Aquila European ends merger talks that were not ‘value enhancing’
Aquila European Renewables (AERI ) has pulled out of merger talks with three potential bidders after over a quarter of shareholders objected to a cut-price sale of the £304m portfolio.
Octopus Renewables Infrastructure (ORIT ) and two other investment companies had made non-binding all-share offers, Aquila said, on a net asset value for net asset value (NAV) basis. The valuations of these ranged from a small premium to a discount below the current share price, itself trailing 23% below asset value to give Aquila European a market value of £232m.
One offer had included a 10% cash exit, it said.

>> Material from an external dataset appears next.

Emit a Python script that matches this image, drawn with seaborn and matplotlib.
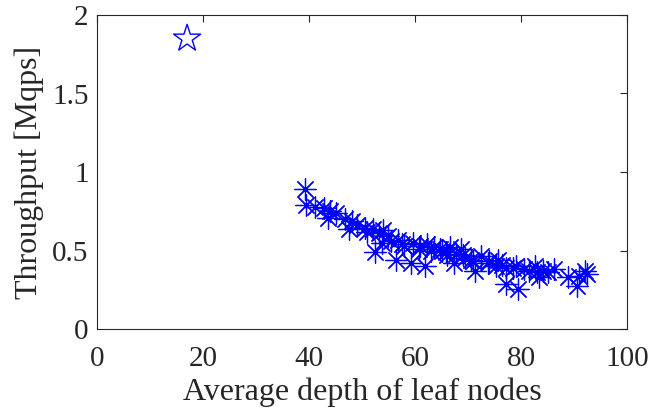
import matplotlib
matplotlib.use("Agg")
import matplotlib.pyplot as plt
import seaborn as sns
import pandas as pd

depth = [39.2, 39.4, 41.2, 42.8, 44.0, 43.5, 45.1, 46.7, 48.2, 47.5, 49.0, 50.6,
         52.0, 53.3, 52.5, 53.7, 54.9, 56.5, 56.8, 58.0, 59.2, 59.6, 60.7, 61.9,
         62.3, 63.5, 64.7, 65.8, 66.6, 67.4, 67.8, 68.6, 69.4, 70.5, 71.3, 72.5,
         73.7, 75.2, 75.6, 77.2, 77.2, 79.1, 79.5, 81.5, 82.6, 83.4, 84.2, 86.2,
         88.9, 90.5, 90.9, 92.0, 92.4,
         51.0, 54.0, 55.5, 57.5, 61.0, 63.0, 65.0, 66.0, 69.0, 71.0, 74.0, 76.5,
         78.5, 80.5, 83.0, 85.0]
throughput = [0.89, 0.79, 0.78, 0.77, 0.75, 0.71, 0.74, 0.70, 0.69, 0.64, 0.66, 0.645,
              0.635, 0.61, 0.49, 0.55, 0.59, 0.44, 0.57, 0.53, 0.42, 0.55, 0.51, 0.40,
              0.54, 0.52, 0.51, 0.49, 0.52, 0.42, 0.48, 0.51, 0.455, 0.44, 0.37, 0.465,
              0.42, 0.40, 0.44, 0.39, 0.285, 0.40, 0.255, 0.37, 0.40, 0.33, 0.37, 0.38,
              0.33, 0.275, 0.34, 0.37, 0.35,
              0.62, 0.63, 0.56, 0.54, 0.53, 0.50, 0.50, 0.47, 0.47, 0.43, 0.43, 0.41,
              0.39, 0.38, 0.36, 0.36]

star_depth = [17.0]
star_throughput = [1.85]

df = pd.DataFrame({"depth": depth, "throughput": throughput})
df_star = pd.DataFrame({"depth": star_depth, "throughput": star_throughput})

sns.set_style("white")
plt.rcParams['font.family'] = ['Liberation Serif', 'DejaVu Serif']

fig = plt.figure(figsize=(6.49, 4.15), dpi=100)
ax = fig.add_axes([97/649, 1 - 329/415, (627-97)/649, (329-15)/415])

sns.scatterplot(data=df, x="depth", y="throughput", ax=ax, marker=(8, 2, 0),
                s=240, color="#0000ff", edgecolor="#0000ff", linewidth=0.9)
sns.scatterplot(data=df_star, x="depth", y="throughput", ax=ax, marker="*",
                s=420, facecolor="none", edgecolor="#0000ff", linewidth=1.0)

ax.set_xlim(0, 100)
ax.set_ylim(0, 2)
ax.set_xticks([0, 20, 40, 60, 80, 100])
ax.set_yticks([0, 0.5, 1, 1.5, 2])
ax.set_yticklabels(["0", "0.5", "1", "1.5", "2"])
ax.tick_params(direction="in", top=True, right=True, length=5, width=0.8,
               labelsize=21, colors="#262626", pad=6)
ax.tick_params(axis="x", pad=12)
for sp in ax.spines.values():
    sp.set_visible(True)
    sp.set_color("#262626")
    sp.set_linewidth(0.8)
ax.set_xlabel("Average depth of leaf nodes", fontsize=23, color="#262626", labelpad=4)
ax.set_ylabel("Throughput [Mqps]", fontsize=23, color="#262626", labelpad=6)

fig.savefig("out.png", dpi=100)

Alongside the investor feedback received after the fund’s annual results last month and the wide share price discount, the board concluded that a merger was ‘not value enhancing when weighed against the other potential options open to the company’.
Its other options are: an orderly wind-down and disposal of assets; the sale of some of its assets for cash; or continuing the company in its present form under the management of Aquila Capital.
It will provide an update by the end of June, three months before a shareholder continuation vote in September.
According to Refinitiv, the company’s top shareholders are funds giant BlackRock, Barclays Wealth, CCLA Investment Management and US value investor Weiss Asset Management.
Last month’s annual results reported a 10.9% drop in NAV per share to 110.6 cents to 98.5 cents caused by higher interest rates, forecast power price falls and Norway’s 35% tax on onshore wind power.
With dividends included, the total underlying loss to shareholders reduced to 6%. Earnings cover for the quarterly payments fell from 1.4 to 1.1 times but the company lifted this year’s dividend target by 5% to 5.79 cents a share and said it expected dividend cover to average 1.3 times over the next five years. At the current share price of 72 cents that puts the fund on an 8% yield. The sterling shares stand at 61.9p.
Deutsche Numis said that Aquila European’s decision to end merger talks highlighted the difficulty of completing deals when there is no ‘premium paper’ on offer to benefit the selling shareholders.
Numis analyst Colette Ord said that the board’s ‘unwillingness to accept a notable discount to NAV for the business is understandable, even more so given the essential nature of the asset base which we believe is currently valued by the shares below replacement cost and supported by a comfortable balance sheet comprising long-term low-cost debt’.
Octopus Renewables, a £587m portfolio trading at a 29% discount, confirmed it was no longer pursuing a merger with Aquila European. The company said it would continue to focus on a strategic capital recycling programme that had so far generated £97m through profitable disposals in Poland and Spain.